>>>
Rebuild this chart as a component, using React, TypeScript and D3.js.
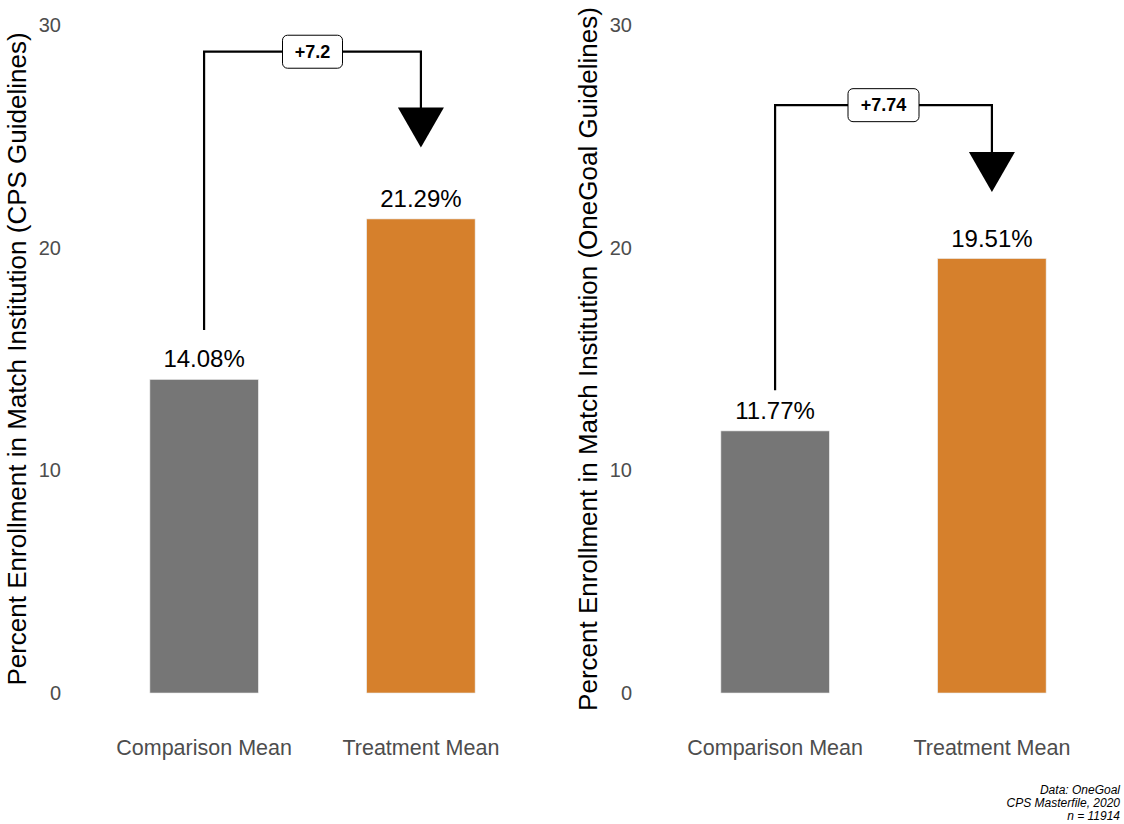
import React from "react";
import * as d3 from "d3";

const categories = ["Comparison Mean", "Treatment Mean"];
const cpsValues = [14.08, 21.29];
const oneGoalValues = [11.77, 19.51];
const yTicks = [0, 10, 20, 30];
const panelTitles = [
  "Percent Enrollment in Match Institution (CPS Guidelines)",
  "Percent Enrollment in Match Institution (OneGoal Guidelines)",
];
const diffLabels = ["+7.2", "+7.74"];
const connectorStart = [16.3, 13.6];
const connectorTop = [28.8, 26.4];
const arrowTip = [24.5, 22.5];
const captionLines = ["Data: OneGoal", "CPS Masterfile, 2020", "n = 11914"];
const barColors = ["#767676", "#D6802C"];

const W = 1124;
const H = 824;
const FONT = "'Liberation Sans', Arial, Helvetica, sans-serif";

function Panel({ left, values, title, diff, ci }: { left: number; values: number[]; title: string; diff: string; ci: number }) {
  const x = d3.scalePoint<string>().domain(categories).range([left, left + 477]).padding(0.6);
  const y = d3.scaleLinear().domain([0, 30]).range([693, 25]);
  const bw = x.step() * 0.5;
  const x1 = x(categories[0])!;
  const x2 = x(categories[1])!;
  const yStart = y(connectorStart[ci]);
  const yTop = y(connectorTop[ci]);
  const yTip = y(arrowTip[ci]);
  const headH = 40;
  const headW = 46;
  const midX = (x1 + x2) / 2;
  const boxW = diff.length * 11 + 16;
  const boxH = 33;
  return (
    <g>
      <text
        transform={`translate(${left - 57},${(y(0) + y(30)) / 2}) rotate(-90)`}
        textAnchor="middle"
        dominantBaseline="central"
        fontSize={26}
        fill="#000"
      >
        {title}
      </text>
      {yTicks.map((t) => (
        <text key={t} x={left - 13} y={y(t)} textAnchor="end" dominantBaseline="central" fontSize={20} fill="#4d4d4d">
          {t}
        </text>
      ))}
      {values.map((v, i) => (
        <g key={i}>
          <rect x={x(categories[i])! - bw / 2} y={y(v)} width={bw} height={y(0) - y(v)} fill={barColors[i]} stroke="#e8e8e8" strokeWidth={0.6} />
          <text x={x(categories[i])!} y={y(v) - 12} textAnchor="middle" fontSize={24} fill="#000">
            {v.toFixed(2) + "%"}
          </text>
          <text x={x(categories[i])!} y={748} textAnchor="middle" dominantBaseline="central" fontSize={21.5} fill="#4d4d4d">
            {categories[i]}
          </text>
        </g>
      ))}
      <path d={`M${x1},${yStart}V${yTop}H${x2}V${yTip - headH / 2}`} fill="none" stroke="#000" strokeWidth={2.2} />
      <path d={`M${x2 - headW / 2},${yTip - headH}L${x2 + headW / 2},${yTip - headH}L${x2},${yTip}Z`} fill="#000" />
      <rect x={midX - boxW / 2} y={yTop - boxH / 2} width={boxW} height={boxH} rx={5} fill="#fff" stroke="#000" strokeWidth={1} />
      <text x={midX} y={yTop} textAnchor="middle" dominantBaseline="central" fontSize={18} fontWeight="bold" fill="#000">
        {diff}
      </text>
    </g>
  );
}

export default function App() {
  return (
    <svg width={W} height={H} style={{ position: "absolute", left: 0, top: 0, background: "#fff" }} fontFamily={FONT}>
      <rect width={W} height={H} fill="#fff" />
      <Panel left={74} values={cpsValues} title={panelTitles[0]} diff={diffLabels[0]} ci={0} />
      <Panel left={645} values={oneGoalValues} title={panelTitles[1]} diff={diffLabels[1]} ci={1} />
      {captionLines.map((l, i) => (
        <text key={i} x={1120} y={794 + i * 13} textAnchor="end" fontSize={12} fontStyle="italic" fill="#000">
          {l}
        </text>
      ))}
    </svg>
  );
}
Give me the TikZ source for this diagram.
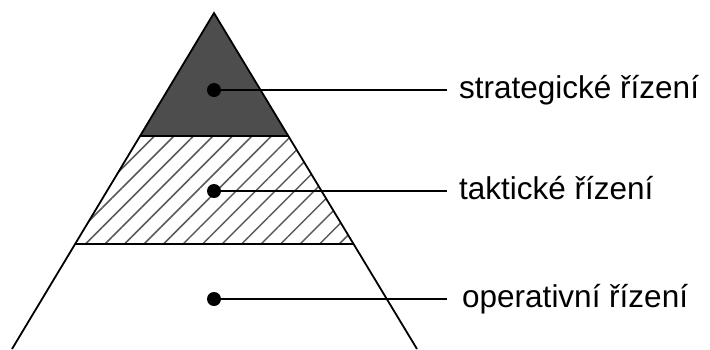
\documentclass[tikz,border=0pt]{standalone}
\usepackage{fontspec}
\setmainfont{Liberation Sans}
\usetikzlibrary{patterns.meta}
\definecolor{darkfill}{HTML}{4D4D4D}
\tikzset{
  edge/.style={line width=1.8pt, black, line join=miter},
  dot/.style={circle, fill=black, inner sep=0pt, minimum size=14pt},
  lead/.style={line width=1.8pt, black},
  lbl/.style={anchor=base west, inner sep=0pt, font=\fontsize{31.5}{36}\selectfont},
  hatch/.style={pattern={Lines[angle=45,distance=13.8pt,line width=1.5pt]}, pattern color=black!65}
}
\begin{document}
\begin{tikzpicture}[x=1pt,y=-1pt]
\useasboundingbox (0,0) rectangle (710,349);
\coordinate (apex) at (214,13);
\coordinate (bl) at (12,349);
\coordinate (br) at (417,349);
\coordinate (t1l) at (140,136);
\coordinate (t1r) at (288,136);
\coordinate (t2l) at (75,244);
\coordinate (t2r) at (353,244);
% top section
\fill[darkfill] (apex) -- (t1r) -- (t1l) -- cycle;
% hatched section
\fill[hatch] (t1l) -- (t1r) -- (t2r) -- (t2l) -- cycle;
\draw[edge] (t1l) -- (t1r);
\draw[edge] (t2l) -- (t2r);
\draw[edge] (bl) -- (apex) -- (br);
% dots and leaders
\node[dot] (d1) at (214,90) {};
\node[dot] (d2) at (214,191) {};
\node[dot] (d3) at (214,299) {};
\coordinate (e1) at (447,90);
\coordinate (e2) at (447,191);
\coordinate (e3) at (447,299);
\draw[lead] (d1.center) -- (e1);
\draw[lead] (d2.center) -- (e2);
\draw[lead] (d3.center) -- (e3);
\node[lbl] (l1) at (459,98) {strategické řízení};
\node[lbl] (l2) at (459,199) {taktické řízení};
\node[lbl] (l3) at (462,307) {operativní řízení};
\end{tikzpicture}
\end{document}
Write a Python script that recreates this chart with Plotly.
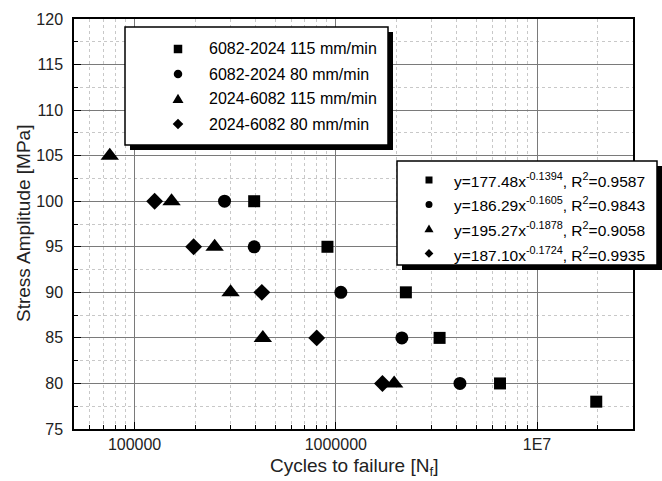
<<<
## OBJECTIVE
Each entry above should be reproduced exactly, with the pictures removed.

## WORKED ANSWER
Rebuild this chart as a component, using React, TypeScript and D3.js.
import React from "react";
import * as d3 from "d3";

const categories = ["Comparison Mean", "Treatment Mean"];
const cpsValues = [14.08, 21.29];
const oneGoalValues = [11.77, 19.51];
const yTicks = [0, 10, 20, 30];
const panelTitles = [
  "Percent Enrollment in Match Institution (CPS Guidelines)",
  "Percent Enrollment in Match Institution (OneGoal Guidelines)",
];
const diffLabels = ["+7.2", "+7.74"];
const connectorStart = [16.3, 13.6];
const connectorTop = [28.8, 26.4];
const arrowTip = [24.5, 22.5];
const captionLines = ["Data: OneGoal", "CPS Masterfile, 2020", "n = 11914"];
const barColors = ["#767676", "#D6802C"];

const W = 1124;
const H = 824;
const FONT = "'Liberation Sans', Arial, Helvetica, sans-serif";

function Panel({ left, values, title, diff, ci }: { left: number; values: number[]; title: string; diff: string; ci: number }) {
  const x = d3.scalePoint<string>().domain(categories).range([left, left + 477]).padding(0.6);
  const y = d3.scaleLinear().domain([0, 30]).range([693, 25]);
  const bw = x.step() * 0.5;
  const x1 = x(categories[0])!;
  const x2 = x(categories[1])!;
  const yStart = y(connectorStart[ci]);
  const yTop = y(connectorTop[ci]);
  const yTip = y(arrowTip[ci]);
  const headH = 40;
  const headW = 46;
  const midX = (x1 + x2) / 2;
  const boxW = diff.length * 11 + 16;
  const boxH = 33;
  return (
    <g>
      <text
        transform={`translate(${left - 57},${(y(0) + y(30)) / 2}) rotate(-90)`}
        textAnchor="middle"
        dominantBaseline="central"
        fontSize={26}
        fill="#000"
      >
        {title}
      </text>
      {yTicks.map((t) => (
        <text key={t} x={left - 13} y={y(t)} textAnchor="end" dominantBaseline="central" fontSize={20} fill="#4d4d4d">
          {t}
        </text>
      ))}
      {values.map((v, i) => (
        <g key={i}>
          <rect x={x(categories[i])! - bw / 2} y={y(v)} width={bw} height={y(0) - y(v)} fill={barColors[i]} stroke="#e8e8e8" strokeWidth={0.6} />
          <text x={x(categories[i])!} y={y(v) - 12} textAnchor="middle" fontSize={24} fill="#000">
            {v.toFixed(2) + "%"}
          </text>
          <text x={x(categories[i])!} y={748} textAnchor="middle" dominantBaseline="central" fontSize={21.5} fill="#4d4d4d">
            {categories[i]}
          </text>
        </g>
      ))}
      <path d={`M${x1},${yStart}V${yTop}H${x2}V${yTip - headH / 2}`} fill="none" stroke="#000" strokeWidth={2.2} />
      <path d={`M${x2 - headW / 2},${yTip - headH}L${x2 + headW / 2},${yTip - headH}L${x2},${yTip}Z`} fill="#000" />
      <rect x={midX - boxW / 2} y={yTop - boxH / 2} width={boxW} height={boxH} rx={5} fill="#fff" stroke="#000" strokeWidth={1} />
      <text x={midX} y={yTop} textAnchor="middle" dominantBaseline="central" fontSize={18} fontWeight="bold" fill="#000">
        {diff}
      </text>
    </g>
  );
}

export default function App() {
  return (
    <svg width={W} height={H} style={{ position: "absolute", left: 0, top: 0, background: "#fff" }} fontFamily={FONT}>
      <rect width={W} height={H} fill="#fff" />
      <Panel left={74} values={cpsValues} title={panelTitles[0]} diff={diffLabels[0]} ci={0} />
      <Panel left={645} values={oneGoalValues} title={panelTitles[1]} diff={diffLabels[1]} ci={1} />
      {captionLines.map((l, i) => (
        <text key={i} x={1120} y={794 + i * 13} textAnchor="end" fontSize={12} fontStyle="italic" fill="#000">
          {l}
        </text>
      ))}
    </svg>
  );
}
Give me the TikZ source for this diagram.
\documentclass[tikz,border=0pt]{standalone}
\usepackage{fontspec}
\setmainfont{Liberation Sans}
\usetikzlibrary{patterns.meta}
\definecolor{darkfill}{HTML}{4D4D4D}
\tikzset{
  edge/.style={line width=1.8pt, black, line join=miter},
  dot/.style={circle, fill=black, inner sep=0pt, minimum size=14pt},
  lead/.style={line width=1.8pt, black},
  lbl/.style={anchor=base west, inner sep=0pt, font=\fontsize{31.5}{36}\selectfont},
  hatch/.style={pattern={Lines[angle=45,distance=13.8pt,line width=1.5pt]}, pattern color=black!65}
}
\begin{document}
\begin{tikzpicture}[x=1pt,y=-1pt]
\useasboundingbox (0,0) rectangle (710,349);
\coordinate (apex) at (214,13);
\coordinate (bl) at (12,349);
\coordinate (br) at (417,349);
\coordinate (t1l) at (140,136);
\coordinate (t1r) at (288,136);
\coordinate (t2l) at (75,244);
\coordinate (t2r) at (353,244);
% top section
\fill[darkfill] (apex) -- (t1r) -- (t1l) -- cycle;
% hatched section
\fill[hatch] (t1l) -- (t1r) -- (t2r) -- (t2l) -- cycle;
\draw[edge] (t1l) -- (t1r);
\draw[edge] (t2l) -- (t2r);
\draw[edge] (bl) -- (apex) -- (br);
% dots and leaders
\node[dot] (d1) at (214,90) {};
\node[dot] (d2) at (214,191) {};
\node[dot] (d3) at (214,299) {};
\coordinate (e1) at (447,90);
\coordinate (e2) at (447,191);
\coordinate (e3) at (447,299);
\draw[lead] (d1.center) -- (e1);
\draw[lead] (d2.center) -- (e2);
\draw[lead] (d3.center) -- (e3);
\node[lbl] (l1) at (459,98) {strategické řízení};
\node[lbl] (l2) at (459,199) {taktické řízení};
\node[lbl] (l3) at (462,307) {operativní řízení};
\end{tikzpicture}
\end{document}
Write a Python script that recreates this chart with Plotly.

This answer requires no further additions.